47.      À cet égard, pour acquérir la certitude que, dans le pays tiers concerné, le demandeur sera traité conformément aux principes énoncés à l’article 38, paragraphe 1, de cette directive, les États membres doivent se livrer, dans le cadre des méthodes que le droit national doit fixer en vertu du point b) du paragraphe 2 de cet article, à un examen de la situation dans le pays concerné. Comme en atteste le libellé du considérant 46 de ladite directive, la vérification de ces standards ne peut reposer sur la seule étude formelle d’un système juridique donné et doit également s’appuyer sur une analyse actualisée et concrète de l’application effective par ce pays des principes énoncés à cet article (18).

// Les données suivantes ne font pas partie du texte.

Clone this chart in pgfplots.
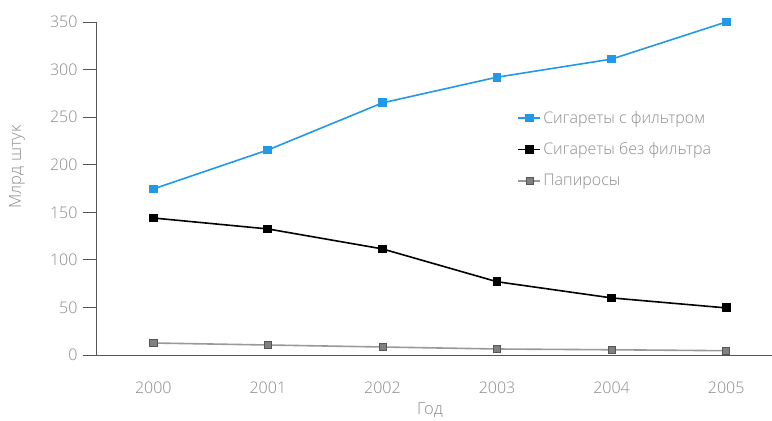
\documentclass[border=0pt]{standalone}
\usepackage{fontspec}
\setmainfont{Open Sans}[UprightFont=* Light]
\usepackage{pgfplots}
\pgfplotsset{compat=1.18}
\definecolor{txtgray}{HTML}{8C8C8C}
\definecolor{axgray}{HTML}{555555}
\definecolor{filt}{HTML}{2199E8}
\definecolor{papgray}{HTML}{999999}
\begin{document}
\begin{tikzpicture}
\begin{axis}[
  scale only axis,
  width=676pt, height=333pt,
  xmin=-0.5, xmax=5.4,
  ymin=0, ymax=350,
  axis x line*=bottom, axis y line*=left,
  axis line style={-, axgray, line width=0.9pt},
  xtick={0,1,2,3,4,5},
  xticklabels={2000,2001,2002,2003,2004,2005},
  x tick style={draw=none},
  extra x ticks={-0.5,0.5,1.5,2.5,3.5,4.5},
  extra x tick labels={},
  extra x tick style={tick style={draw=axgray, line width=0.9pt}, major tick length=8pt, tick align=outside},
  ytick={0,50,...,350},
  y tick style={axgray, line width=0.9pt},
  major tick length=13pt, tick align=outside,
  /pgf/number format/assume math mode=true,
  ticklabel style={font=\fontsize{16}{19}\selectfont, text=txtgray},
  xticklabel style={yshift=-10pt},
  yticklabel style={xshift=-2pt},
  xlabel={Год}, ylabel={Млрд штук},
  label style={font=\fontsize{16.5}{19}\selectfont, text=txtgray},
  xlabel style={at={(ticklabel* cs:0.494)}, anchor=center, yshift=-55pt},
  ylabel style={at={(ticklabel* cs:0.565)}, anchor=center, rotate=0, yshift=79pt},
  legend style={at={(0.619,0.745)}, anchor=north west, draw=none, fill=none,
    font=\fontsize{16}{19}\selectfont, text=txtgray, row sep=14pt,
    /tikz/every even column/.append style={column sep=8pt}},
  legend cell align=left,
  legend image code/.code={\draw[mark repeat=2, mark phase=2] plot coordinates {(0pt,0pt) (11pt,0pt) (22pt,0pt)};},
  every axis plot/.append style={line width=1.6pt, mark=square*, mark size=3.6pt},
]
\addplot[filt, mark options={fill=filt, draw=filt}] coordinates {
  (0,174.5) (1,215.5) (2,265) (3,292) (4,311) (5,350)};
\addplot[black, mark options={fill=black}] coordinates {
  (0,144) (1,132.5) (2,111.5) (3,77) (4,60) (5,49.5)};
\addplot[papgray, mark options={fill=gray, draw=axgray, line width=0.6pt}] coordinates {
  (0,12.6) (1,10.5) (2,8.4) (3,6.3) (4,5.5) (5,4.5)};
\legend{Сигареты с фильтром, Сигареты без фильтра, Папиросы}
\draw[axgray, line width=0.9pt] (axis cs:-0.5,0) -- ++(-8pt,0);
\end{axis}
\pgfresetboundingbox
\path[use as bounding box] ([shift={(-96pt,-66pt)}]current axis.south west) rectangle ([shift={(0pt,22pt)}]current axis.north east);
\end{tikzpicture}
\end{document}
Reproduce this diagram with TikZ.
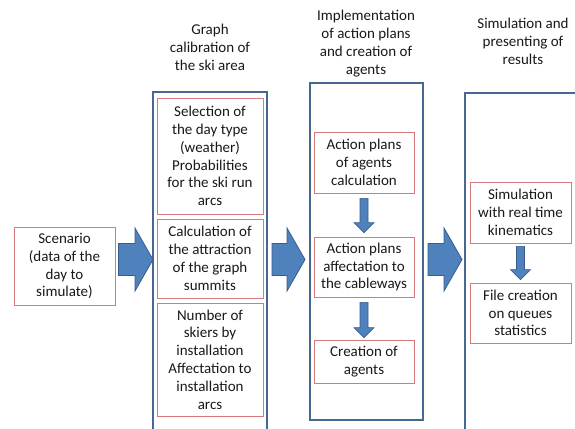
\documentclass[tikz,border=0pt]{standalone}
\usepackage{fontspec}
\setmainfont{Carlito}
\usetikzlibrary{calc}
\definecolor{colline}{RGB}{72,104,148}
\definecolor{boxline}{RGB}{214,122,124}
\definecolor{arrowfill}{RGB}{79,129,189}
\definecolor{arrowline}{RGB}{56,93,138}
\definecolor{txt}{RGB}{25,25,25}
\newcommand\blockarrow[2]{%
  \filldraw[fill=arrowfill,draw=arrowline,line width=0.8pt,line join=miter]
    let \p1=#1, \p2=#2 in
    (\x1,\y1+16) -- (\x2-18,\y1+16) -- (\x2-18,\y1+31.5) -- (\x2,\y1)
    -- (\x2-18,\y1-31.5) -- (\x2-18,\y1-16) -- (\x1,\y1-16) -- cycle;}
\newcommand\smallarrow[2]{%
  \filldraw[fill=arrowfill,draw=arrowline,line width=0.6pt,line join=miter]
    let \p1=#1, \p2=#2 in
    (\x1-4,\y1) -- (\x1-4,\y2+10) -- (\x1-10,\y2+10) -- (\x1,\y2)
    -- (\x1+10,\y2+10) -- (\x1+4,\y2+10) -- (\x1+4,\y1) -- cycle;}
\begin{document}
\begin{tikzpicture}[x=1pt,y=-1pt,
  every node/.style={font=\fontsize{15}{17.8}\selectfont,text=txt,align=center,inner sep=0pt},
  column/.style={draw=colline,line width=1.6pt},
  redbox/.style={draw=boxline,line width=0.8pt,rectangle}]
\useasboundingbox (0,0) rectangle (575,428);
\clip (0,0) rectangle (575,428);
\fill[white] (0,0) rectangle (575,428);

% titles
\node (t1) at (210,47.5) {Graph\\calibration of\\the ski area};
\node (t2) at (366,43.5) {Implementation\\of action plans\\and creation of\\agents};
\node (t3) at (523,41.5) {Simulation and\\presenting of\\results};

% column frames
\draw[column] (153,92) rectangle (267,445);
\draw[column] (310,83) rectangle (423,420);
\draw[column] (465,93) rectangle (600,445);
\coordinate (c1w) at (153,259.5);
\coordinate (c1e) at (267,259.5);
\coordinate (c2w) at (310,259.5);
\coordinate (c2e) at (423,259.5);
\coordinate (c3w) at (465,259.5);

% scenario
\node[redbox,minimum width=101pt,minimum height=78pt] (scen) at (64.5,266)
  {Scenario\\(data of the\\day to\\simulate)};

% column 1 boxes
\node[redbox,minimum width=106pt,minimum height=116pt] (b11) at (210,156)
  {Selection of\\the day type\\(weather)\\Probabilities\\for the ski run\\arcs};
\node[redbox,minimum width=106pt,minimum height=79pt] (b12) at (210,258.5)
  {Calculation of\\the attraction\\of the graph\\summits};
\node[redbox,minimum width=106pt,minimum height=113pt] (b13) at (210,359.5)
  {Number of\\skiers by\\installation\\Affectation to\\installation\\arcs};

% column 2 boxes
\node[redbox,minimum width=100pt,minimum height=61pt] (b21) at (364,162.5)
  {Action plans\\of agents\\calculation};
\node[redbox,minimum width=100pt,minimum height=60pt] (b22) at (364,267)
  {Action plans\\affectation to\\the cableways};
\node[redbox,minimum width=100pt,minimum height=43pt] (b23) at (364,361.5)
  {Creation of\\agents};

% column 3 boxes
\node[redbox,minimum width=101pt,minimum height=61pt] (b31) at (520.5,212.5)
  {Simulation\\with real time\\kinematics};
\node[redbox,minimum width=101pt,minimum height=60pt] (b32) at (520.5,313)
  {File creation\\on queues\\statistics};

% big arrows
\coordinate (a1s) at ($(scen.east |- c1w)+(3,0)$);
\blockarrow{(a1s)}{(c1w)}
\coordinate (a2s) at ($(c1e)+(5,0)$);
\coordinate (a2e) at ($(c2w)+(-5,0)$);
\blockarrow{(a2s)}{(a2e)}
\coordinate (a3s) at ($(c2e)+(5,0)$);
\coordinate (a3e) at ($(c3w)+(-3,0)$);
\blockarrow{(a3s)}{(a3e)}

% small arrows
\smallarrow{($(b21.south)+(0,5)$)}{($(b22.north)+(0,-4)$)}
\smallarrow{($(b22.south)+(0,5)$)}{($(b23.north)+(0,-2)$)}
\smallarrow{($(b31.south)+(0,3)$)}{($(b32.north)+(0,-3)$)}
\end{tikzpicture}
\end{document}
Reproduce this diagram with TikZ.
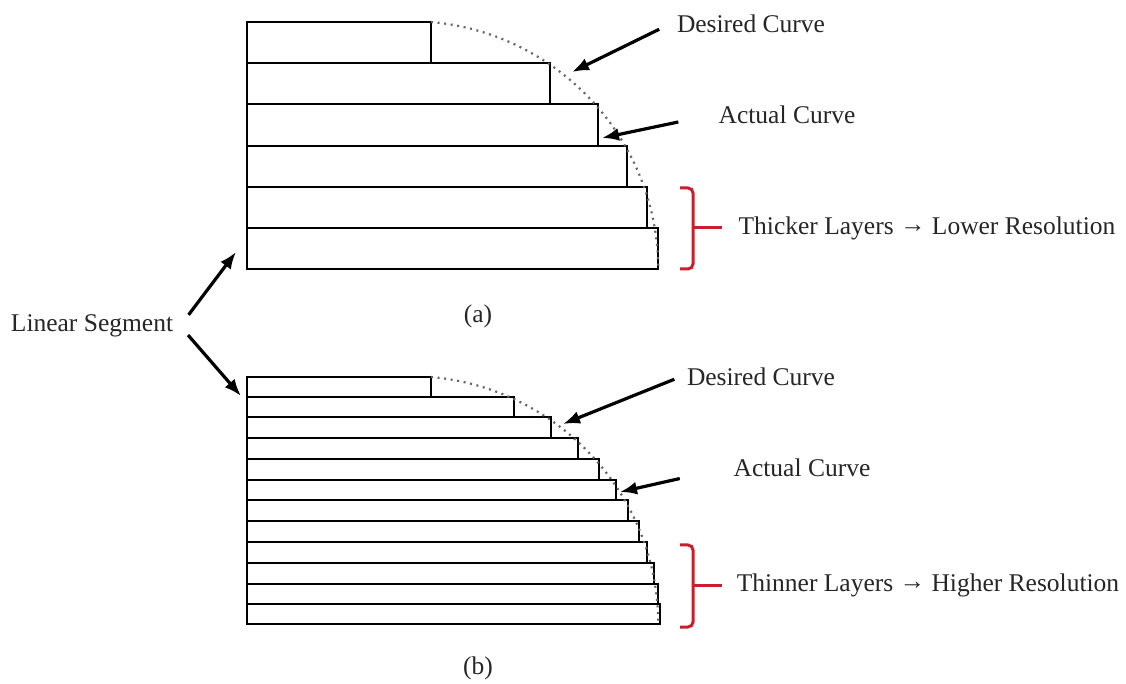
\documentclass[tikz,border=0pt]{standalone}
\usepackage{fontspec}
\setmainfont{Liberation Serif}
\usetikzlibrary{arrows.meta}
\definecolor{bracered}{RGB}{200,30,45}
\tikzset{
  lbl/.style={font=\fontsize{12.75}{15}\selectfont, text=black!85},
  ptr/.style={-{Latex[length=8.5pt,width=6.5pt]}, line width=1.6pt},
  layer/.style={line width=1.1pt},
  curve/.style={black!60, line width=1.1pt, dash pattern=on 1pt off 2.3pt},
  brace/.style={bracered, line width=1.5pt, rounded corners=2.5pt}
}
\newcommand{\toarrow}{\raisebox{0.8pt}{→}}

\begin{document}
\begin{tikzpicture}[x=0.5pt, y=-0.5pt]
\useasboundingbox (0,0) rectangle (1126,684);
% Thick layers (a)
\foreach \t/\b/\r in {22/63/431, 63/104/550, 104/146/598, 146/187/627, 187/228/647, 228/269/658}
  \draw [layer] (247,\t) rectangle (\r,\b);
% Thin layers (b)
\foreach \t/\b/\r in {377/397/431, 397/417/514, 417/438/551, 438/459/578, 459/480/599, 480/500/616,
                      500/521/628, 521/542/639, 542/563/647, 563/584/654, 584/604/658, 604/624/660}
  \draw [layer] (247,\t) rectangle (\r,\b);
% Desired curves
\draw [curve] (431,22) arc [start angle=-85, end angle=0, radius=249];
\draw [curve] (431,377) arc [start angle=-85, end angle=0, radius=249];
% Brackets
\draw [brace] (680,188) -- (693,188) -- (693,269) -- (680,269);
\draw [brace] (693,228) -- (722,228);
\draw [brace] (680,545) -- (693,545) -- (693,627) -- (680,627);
\draw [brace] (693,585) -- (722,585);
% Labels
\node [lbl] (descA) at (751,24) {Desired Curve};
\node [lbl] (actA) at (787,115) {Actual Curve};
\node [lbl] (resA) at (927,228) {Thicker Layers \toarrow{} Lower Resolution};
\node [lbl] (capA) at (478,316) {(a)};
\node [lbl] (lin) at (92,326) {Linear Segment};
\node [lbl] (descB) at (761,377) {Desired Curve};
\node [lbl] (actB) at (802,468) {Actual Curve};
\node [lbl] (resB) at (928,585) {Thinner Layers \toarrow{} Higher Resolution};
\node [lbl] (capB) at (478,668) {(b)};
% Arrows
\coordinate (tipDA) at (572,72);
\coordinate (tipAA) at (602,138);
\coordinate (tipLA) at (236,252);
\coordinate (tipLB) at (241,396);
\coordinate (tipDB) at (563,424);
\coordinate (tipAB) at (620,492);
\draw [ptr, shorten <=6pt] (descA.west) -- (tipDA);
\draw [ptr, shorten <=17pt] (actA.west) -- (tipAA);
\draw [ptr, shorten <=7pt] (lin.east) -- (tipLA);
\draw [ptr, shorten <=6pt] (lin.east) -- (tipLB);
\draw [ptr, shorten <=3pt] (descB.west) -- (tipDB);
\draw [ptr, shorten <=24pt] (actB.west) -- (tipAB);
\end{tikzpicture}
\end{document}
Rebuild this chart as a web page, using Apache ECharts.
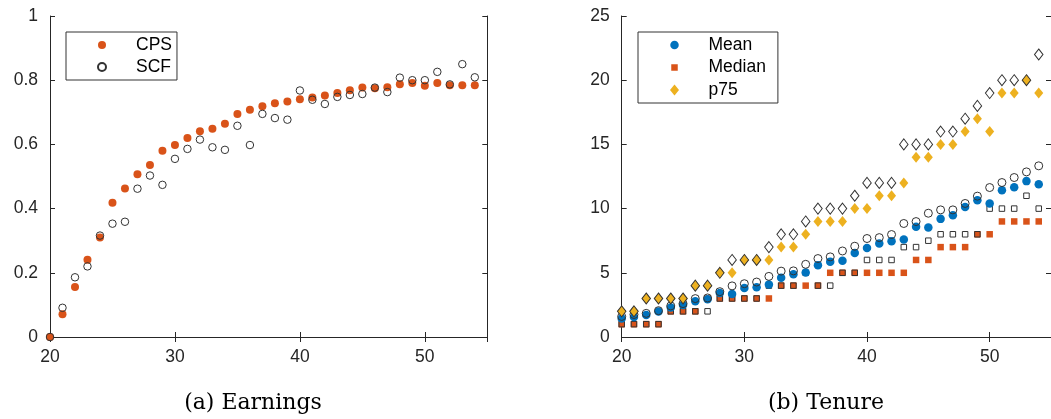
<!DOCTYPE html>
<html>
<head>
<meta charset="utf-8">
<script src="https://cdn.jsdelivr.net/npm/echarts@6/dist/echarts.min.js"></script>
<style>html,body{margin:0;padding:0;background:#fff}#c{width:1051px;height:419px}</style>
</head>
<body>
<div id="c"></div>
<script>
// ---- data ----
const ages = [20,21,22,23,24,25,26,27,28,29,30,31,32,33,34,35,36,37,38,39,40,41,42,43,44,45,46,47,48,49,50,51,52,53,54];

// (a) Earnings
const earnCPS = [0,0.071,0.156,0.241,0.31,0.418,0.463,0.507,0.536,0.58,0.598,0.62,0.641,0.649,0.664,0.695,0.708,0.719,0.728,0.734,0.741,0.746,0.752,0.760,0.769,0.777,0.775,0.778,0.787,0.791,0.783,0.791,0.784,0.784,0.784];
const earnSCF = [0,0.091,0.186,0.220,0.316,0.353,0.359,0.462,0.503,0.474,0.555,0.586,0.615,0.591,0.583,0.658,0.598,0.695,0.682,0.677,0.768,0.739,0.726,0.748,0.754,0.757,0.777,0.763,0.808,0.800,0.800,0.826,0.787,0.850,0.809];

// (b) Tenure
const meanCPS = [1.45,1.55,1.72,1.98,2.3,2.5,2.78,2.94,3.43,3.35,3.82,3.87,4.08,4.62,4.89,5.02,5.59,5.87,5.93,6.55,6.94,7.28,7.46,7.59,8.58,8.52,9.20,9.49,10.13,10.65,10.40,11.43,11.67,12.14,11.90];
const meanSCF = [1.6,1.75,1.84,2.05,2.42,2.6,2.99,3.04,3.53,3.98,4.15,4.28,4.72,5.13,5.15,5.66,6.11,6.24,6.70,7.07,7.67,7.74,7.98,8.84,8.99,9.64,9.90,9.90,10.40,10.97,11.64,12.03,12.42,12.86,13.33];
const medianCPS = [1,1,1,1,2,2,2,3,3,3,3,3,3,4,4,4,4,5,5,5,5,5,5,5,6,6,7,7,7,8,8,9,9,9,9];
const medianSCF = [1,1,1,1,2,2,2,2,3,3,3,3,4,4,4,5,4,4,5,5,6,6,6,7,7,7.5,8,8,8,8,10,10,10,11,10];
const p75CPS = [2,2,3,3,3,3,4,4,5,5,6,6,6,7,7,8,9,9,9,10,10,11,11,12,14,14,15,15,16,17,16,19,19,20,19];
const p75SCF = [2,2,3,3,3,3,4,4,5,6,6,6,7,8,8,9,10,10,10,11,12,12,12,15,15,15,16,16,17,18,19,20,20,20,22];

const earnTicks = {min:0, max:1, interval:0.2};
const tenureTicks = {min:0, max:25, interval:5};
const ageTicks = {min:20, max:55, interval:10};
const captions = ['(a) Earnings', '(b) Tenure'];

// ---- styling ----
const C_ORANGE = '#D95319', C_BLUE = '#0072BD', C_YELLOW = '#EDB120';
const AX = '#262626';
const FONT = 'Liberation Sans';
const pairs = v => ages.map((a,i) => [a, v[i]]);

function xAxes(gi){
  const base = {type:'value', gridIndex:gi, min:ageTicks.min, max:ageTicks.max, interval:ageTicks.interval,
    splitLine:{show:false}, axisLine:{lineStyle:{color:AX, width:1}},
    axisTick:{inside:true, length:5, lineStyle:{color:AX}}};
  return [
    Object.assign({}, base, {position:'bottom', axisLabel:{color:AX, fontFamily:FONT, fontSize:17.5, margin:11, showMaxLabel:false}}),
    Object.assign({}, base, {position:'top', axisLabel:{show:false}})
  ];
}
function yAxes(gi, t){
  const base = {type:'value', gridIndex:gi, min:t.min, max:t.max, interval:t.interval,
    splitLine:{show:false}, axisLine:{lineStyle:{color:AX, width:1}},
    axisTick:{inside:true, length:5, lineStyle:{color:AX}}};
  return [
    Object.assign({}, base, {position:'left', axisLabel:{color:AX, fontFamily:FONT, fontSize:17.5, margin:12}}),
    Object.assign({}, base, {position:'right', axisLabel:{show:false}})
  ];
}
function filled(name, gi, data, symbol, size, color){
  return {type:'scatter', name, xAxisIndex:gi*2, yAxisIndex:gi*2, data:pairs(data), symbol, symbolSize:size,
    itemStyle:{color, opacity:1}, clip:false, emphasis:{disabled:true}, silent:true};
}
function open(name, gi, data, symbol, size){
  return {type:'scatter', name, xAxisIndex:gi*2, yAxisIndex:gi*2, data:pairs(data), symbol, symbolSize:size,
    itemStyle:{color:'rgba(255,255,255,0)', borderColor:'#333', borderWidth:1, opacity:1}, clip:false, emphasis:{disabled:true}, silent:true};
}

const option = {
  animation:false,
  backgroundColor:'#fff',
  grid:[
    {left:50, top:16, width:437.3, height:321, containLabel:false},
    {left:621.7, top:16, width:437.5, height:321, containLabel:false}
  ],
  xAxis:[...xAxes(0), ...xAxes(1)],
  yAxis:[...yAxes(0, earnTicks), ...yAxes(1, tenureTicks)],
  legend:[
    {left:66, top:32, orient:'vertical', padding:[3,5,3,31], itemGap:2, itemWidth:58, itemHeight:8,
     symbolKeepAspect:true, borderColor:'#333', borderWidth:1, backgroundColor:'#fff', selectedMode:false,
     textStyle:{fontFamily:FONT, fontSize:17.5, color:'#000', lineHeight:20},
     data:[{name:'CPS', icon:'circle'}, {name:'SCF', icon:'circle'}]},
    {left:638, top:32, orient:'vertical', padding:[3,12,3,31], itemGap:2.5, itemWidth:58, itemHeight:11,
     symbolKeepAspect:true, borderColor:'#333', borderWidth:1, backgroundColor:'#fff', selectedMode:false,
     textStyle:{fontFamily:FONT, fontSize:17.5, color:'#000', lineHeight:20},
     data:[
       {name:'Mean', icon:'path://M0,0M11,11M9.75,5.5A4.25,4.25,0,1,1,1.25,5.5A4.25,4.25,0,1,1,9.75,5.5Z'},
       {name:'Median', icon:'path://M0,0M11,11M2.25,2.25L8.75,2.25L8.75,8.75L2.25,8.75Z'},
       {name:'p75', icon:'path://M0,0M11,11M5.5,0L10,5.5L5.5,11L1,5.5Z'}
     ]}
  ],
  series:[
    filled('CPS', 0, earnCPS, 'circle', 8, C_ORANGE),
    open('SCF', 0, earnSCF, 'circle', 7.5),
    filled('Median', 1, medianCPS, 'rect', 6.5, C_ORANGE),
    open('Median SCF', 1, medianSCF, 'rect', 5.5),
    filled('Mean', 1, meanCPS, 'circle', 8.5, C_BLUE),
    open('Mean SCF', 1, meanSCF, 'circle', 8),
    filled('p75', 1, p75CPS, 'diamond', [9,11], C_YELLOW),
    open('p75 SCF', 1, p75SCF, 'diamond', [8.5,11])
  ],
  graphic:[
    {type:'text', x:253, y:403, style:{text:captions[0], fontFamily:'DejaVu Serif', fontSize:22, fill:'#000', align:'center', verticalAlign:'middle'}},
    {type:'text', x:826, y:403, style:{text:captions[1], fontFamily:'DejaVu Serif', fontSize:22, fill:'#000', align:'center', verticalAlign:'middle'}}
  ]
};
const chart = echarts.init(document.getElementById('c'), null, {renderer:'canvas'});
chart.setOption(option);
</script>
</body>
</html>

48.      Je ne nie pas que, au regard de cette exigence, le caractère effectif de l’admission ou de la réadmission d’un demandeur de protection internationale déterminé occupe un rôle essentiel dans la mesure où celui-ci ne pourra bénéficier d’un traitement conforme aux principes énumérés à l’article 38, paragraphe 1, de la directive 2013/32 que pour autant qu’il lui sera permis d’entrer dans le pays tiers concerné. Toutefois, j’estime que la vérification requise à ce stade porte sur la certitude que le demandeur sera traité conformément à ces principes dans l’hypothèse où son entrée sur le territoire du pays tiers serait ultérieurement avérée.

49.      En effet, force est constater que l’entrée du demandeur dans le pays tiers ne figure pas, en tant que telle, parmi les principes énoncés à cet article et n’est prise en considération que lors de l’examen de la situation individuelle du demandeur de protection internationale. À mon sens, cette interprétation est étayée par l’analyse des autres dispositions de l’article 38 de la directive 2013/32.

50.      D’une part, l’article 38, paragraphe 2, sous a), de cette directive impose aux États membres de prévoir des règles nationales relatives à l’existence d’un lien de connexion entre un demandeur déterminé et le pays tiers concerné tel qu’il serait raisonnable que ce demandeur se rende dans ce pays. Logiquement, l’appréciation individuelle d’un lien de connexion susceptible de justifier l’entrée d’un demandeur de protection internationale dans le pays concerné ne peut intervenir qu’une fois que l’État membre s’est assuré, conformément aux méthodes de désignation fixées par le droit national, que les conditions cumulatives prévues à l’article 38, paragraphe 1, de ladite directive, qui sont nécessaires à la désignation de ce pays comme étant généralement sûr, sont réunies.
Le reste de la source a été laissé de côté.